Let’s open a repository on GitHub Desktop. Here, we’ll start by using a repository that you’ve already cloned onto your computer. Then, on the right-hand side, you will be able to push the commit(s) to GitHub.
Open GitHub Desktop and go to File > Add Local Repository.
When it asks for the local path, click Choose and find the folder for BIOS967_Fall2023 repository that you downloaded earlier (or equivalent for the semester you’re in).
Once the local repository is added, any changes you make to your local files that are not yet pushed to GitHub will appear on the right-hand side of the window, and a list of changes will appear on the left-hand side. You can choose all or some of the changes and write a commit message and commit.

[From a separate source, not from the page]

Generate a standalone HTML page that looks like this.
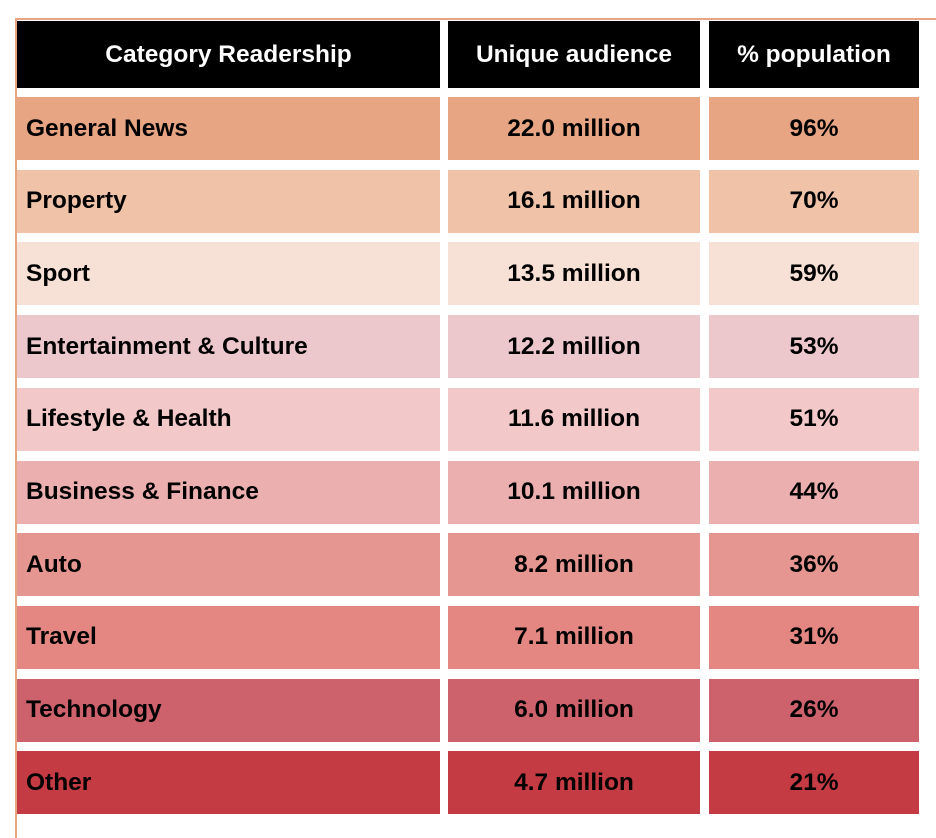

If you want to pull from GitHub, click “Fetch from Origin” on the top right-hand corner. If there are any changes to pull, then it will give you that option.
If you try it, you might find that you like this interface better than pull-commit-pushing from within RStudio. You are free to do it this way. It’s just that it will require to have both RStudio and GitHub Desktop apps open to update your codes. Ultimately, you should choose the way that makes the most sense to you.
Log in to your GitHub account
click on “Repositories” on the top ribbon
Then click the big green “New repository” button
Repository name: BIOS967_YourLastName
please follow this template for naming your repository–this
allows me to easily find your repo on my end
Preferably, select “Public”. But if you select “Private”, you will then have to add me to the repository once you’ve created it!
Initialize this repository with: Check Add a README file.
Click on “Create Repository”
Now, clone the repository on your computer following the directions in section 3.2.5 above.
Finally, add me as a collaborator on your project.
Once you’ve created and cloned your repository, I suggest you make a “data” subfolder and “scripts” subfolder so that you can get organized with your files from the beginning!